WRITTEN INSTRUCTION - Reproduce the data below in full and exclude every picture.
__________
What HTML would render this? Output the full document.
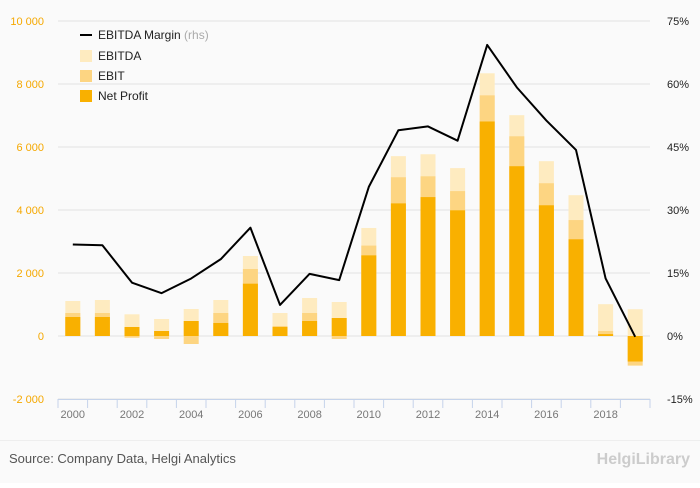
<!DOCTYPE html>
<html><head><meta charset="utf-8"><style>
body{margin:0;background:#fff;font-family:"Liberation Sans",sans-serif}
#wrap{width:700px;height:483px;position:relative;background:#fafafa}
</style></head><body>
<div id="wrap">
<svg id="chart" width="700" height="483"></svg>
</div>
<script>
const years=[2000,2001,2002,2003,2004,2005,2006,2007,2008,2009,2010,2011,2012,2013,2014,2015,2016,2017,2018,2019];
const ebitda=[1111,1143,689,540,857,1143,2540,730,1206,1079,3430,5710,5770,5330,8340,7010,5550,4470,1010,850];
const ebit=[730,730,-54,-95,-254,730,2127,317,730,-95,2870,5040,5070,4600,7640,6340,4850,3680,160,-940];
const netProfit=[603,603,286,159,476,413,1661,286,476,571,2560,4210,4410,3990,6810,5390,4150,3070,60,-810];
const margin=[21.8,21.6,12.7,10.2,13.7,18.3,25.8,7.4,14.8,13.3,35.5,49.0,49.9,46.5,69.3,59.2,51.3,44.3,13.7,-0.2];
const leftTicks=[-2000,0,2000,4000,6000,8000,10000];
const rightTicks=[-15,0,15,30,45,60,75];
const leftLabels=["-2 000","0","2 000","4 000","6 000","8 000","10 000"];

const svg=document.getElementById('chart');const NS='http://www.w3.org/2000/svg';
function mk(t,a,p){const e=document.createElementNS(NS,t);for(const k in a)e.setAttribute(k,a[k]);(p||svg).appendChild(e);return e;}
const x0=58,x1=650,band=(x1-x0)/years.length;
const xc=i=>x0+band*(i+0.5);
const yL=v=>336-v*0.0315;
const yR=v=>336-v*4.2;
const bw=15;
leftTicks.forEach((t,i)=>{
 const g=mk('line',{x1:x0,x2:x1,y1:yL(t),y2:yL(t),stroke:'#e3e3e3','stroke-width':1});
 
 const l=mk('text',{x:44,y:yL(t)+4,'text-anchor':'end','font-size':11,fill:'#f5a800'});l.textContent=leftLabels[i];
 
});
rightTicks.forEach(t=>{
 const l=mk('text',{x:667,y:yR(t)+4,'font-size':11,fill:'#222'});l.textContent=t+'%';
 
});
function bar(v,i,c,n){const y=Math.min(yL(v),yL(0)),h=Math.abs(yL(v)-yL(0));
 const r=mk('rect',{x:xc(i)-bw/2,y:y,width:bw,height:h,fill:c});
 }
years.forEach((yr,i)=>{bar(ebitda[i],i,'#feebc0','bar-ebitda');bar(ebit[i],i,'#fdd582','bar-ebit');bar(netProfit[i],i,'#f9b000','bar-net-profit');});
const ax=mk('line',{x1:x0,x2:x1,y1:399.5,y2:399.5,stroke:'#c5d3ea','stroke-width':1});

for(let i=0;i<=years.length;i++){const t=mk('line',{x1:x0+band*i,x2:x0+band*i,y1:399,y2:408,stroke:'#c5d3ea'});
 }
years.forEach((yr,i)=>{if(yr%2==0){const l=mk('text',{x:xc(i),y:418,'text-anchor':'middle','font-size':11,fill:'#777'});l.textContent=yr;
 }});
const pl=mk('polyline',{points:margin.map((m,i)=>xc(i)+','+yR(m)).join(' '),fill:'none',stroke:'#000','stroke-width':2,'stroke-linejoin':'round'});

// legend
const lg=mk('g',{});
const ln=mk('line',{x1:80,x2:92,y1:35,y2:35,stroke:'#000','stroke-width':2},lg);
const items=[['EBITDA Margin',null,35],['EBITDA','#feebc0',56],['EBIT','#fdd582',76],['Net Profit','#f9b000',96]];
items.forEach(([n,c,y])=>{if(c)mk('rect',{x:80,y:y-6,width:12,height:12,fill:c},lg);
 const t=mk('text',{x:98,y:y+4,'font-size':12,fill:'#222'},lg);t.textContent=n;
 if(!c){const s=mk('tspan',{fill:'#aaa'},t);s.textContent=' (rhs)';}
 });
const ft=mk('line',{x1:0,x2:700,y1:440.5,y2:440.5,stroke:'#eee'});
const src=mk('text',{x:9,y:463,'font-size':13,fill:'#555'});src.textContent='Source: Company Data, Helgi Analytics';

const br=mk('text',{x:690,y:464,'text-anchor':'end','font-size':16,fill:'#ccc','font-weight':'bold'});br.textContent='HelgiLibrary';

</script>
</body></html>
__________
WRITTEN ANSWER -
What HTML would render this? Output the full document.
<!DOCTYPE html>
<html><head><meta charset="utf-8"><style>
body{margin:0;background:#fff;font-family:"Liberation Sans",sans-serif}
#wrap{width:700px;height:483px;position:relative;background:#fafafa}
</style></head><body>
<div id="wrap">
<svg id="chart" width="700" height="483"></svg>
</div>
<script>
const years=[2000,2001,2002,2003,2004,2005,2006,2007,2008,2009,2010,2011,2012,2013,2014,2015,2016,2017,2018,2019];
const ebitda=[1111,1143,689,540,857,1143,2540,730,1206,1079,3430,5710,5770,5330,8340,7010,5550,4470,1010,850];
const ebit=[730,730,-54,-95,-254,730,2127,317,730,-95,2870,5040,5070,4600,7640,6340,4850,3680,160,-940];
const netProfit=[603,603,286,159,476,413,1661,286,476,571,2560,4210,4410,3990,6810,5390,4150,3070,60,-810];
const margin=[21.8,21.6,12.7,10.2,13.7,18.3,25.8,7.4,14.8,13.3,35.5,49.0,49.9,46.5,69.3,59.2,51.3,44.3,13.7,-0.2];
const leftTicks=[-2000,0,2000,4000,6000,8000,10000];
const rightTicks=[-15,0,15,30,45,60,75];
const leftLabels=["-2 000","0","2 000","4 000","6 000","8 000","10 000"];

const svg=document.getElementById('chart');const NS='http://www.w3.org/2000/svg';
function mk(t,a,p){const e=document.createElementNS(NS,t);for(const k in a)e.setAttribute(k,a[k]);(p||svg).appendChild(e);return e;}
const x0=58,x1=650,band=(x1-x0)/years.length;
const xc=i=>x0+band*(i+0.5);
const yL=v=>336-v*0.0315;
const yR=v=>336-v*4.2;
const bw=15;
leftTicks.forEach((t,i)=>{
 const g=mk('line',{x1:x0,x2:x1,y1:yL(t),y2:yL(t),stroke:'#e3e3e3','stroke-width':1});
 
 const l=mk('text',{x:44,y:yL(t)+4,'text-anchor':'end','font-size':11,fill:'#f5a800'});l.textContent=leftLabels[i];
 
});
rightTicks.forEach(t=>{
 const l=mk('text',{x:667,y:yR(t)+4,'font-size':11,fill:'#222'});l.textContent=t+'%';
 
});
function bar(v,i,c,n){const y=Math.min(yL(v),yL(0)),h=Math.abs(yL(v)-yL(0));
 const r=mk('rect',{x:xc(i)-bw/2,y:y,width:bw,height:h,fill:c});
 }
years.forEach((yr,i)=>{bar(ebitda[i],i,'#feebc0','bar-ebitda');bar(ebit[i],i,'#fdd582','bar-ebit');bar(netProfit[i],i,'#f9b000','bar-net-profit');});
const ax=mk('line',{x1:x0,x2:x1,y1:399.5,y2:399.5,stroke:'#c5d3ea','stroke-width':1});

for(let i=0;i<=years.length;i++){const t=mk('line',{x1:x0+band*i,x2:x0+band*i,y1:399,y2:408,stroke:'#c5d3ea'});
 }
years.forEach((yr,i)=>{if(yr%2==0){const l=mk('text',{x:xc(i),y:418,'text-anchor':'middle','font-size':11,fill:'#777'});l.textContent=yr;
 }});
const pl=mk('polyline',{points:margin.map((m,i)=>xc(i)+','+yR(m)).join(' '),fill:'none',stroke:'#000','stroke-width':2,'stroke-linejoin':'round'});

// legend
const lg=mk('g',{});
const ln=mk('line',{x1:80,x2:92,y1:35,y2:35,stroke:'#000','stroke-width':2},lg);
const items=[['EBITDA Margin',null,35],['EBITDA','#feebc0',56],['EBIT','#fdd582',76],['Net Profit','#f9b000',96]];
items.forEach(([n,c,y])=>{if(c)mk('rect',{x:80,y:y-6,width:12,height:12,fill:c},lg);
 const t=mk('text',{x:98,y:y+4,'font-size':12,fill:'#222'},lg);t.textContent=n;
 if(!c){const s=mk('tspan',{fill:'#aaa'},t);s.textContent=' (rhs)';}
 });
const ft=mk('line',{x1:0,x2:700,y1:440.5,y2:440.5,stroke:'#eee'});
const src=mk('text',{x:9,y:463,'font-size':13,fill:'#555'});src.textContent='Source: Company Data, Helgi Analytics';

const br=mk('text',{x:690,y:464,'text-anchor':'end','font-size':16,fill:'#ccc','font-weight':'bold'});br.textContent='HelgiLibrary';

</script>
</body></html>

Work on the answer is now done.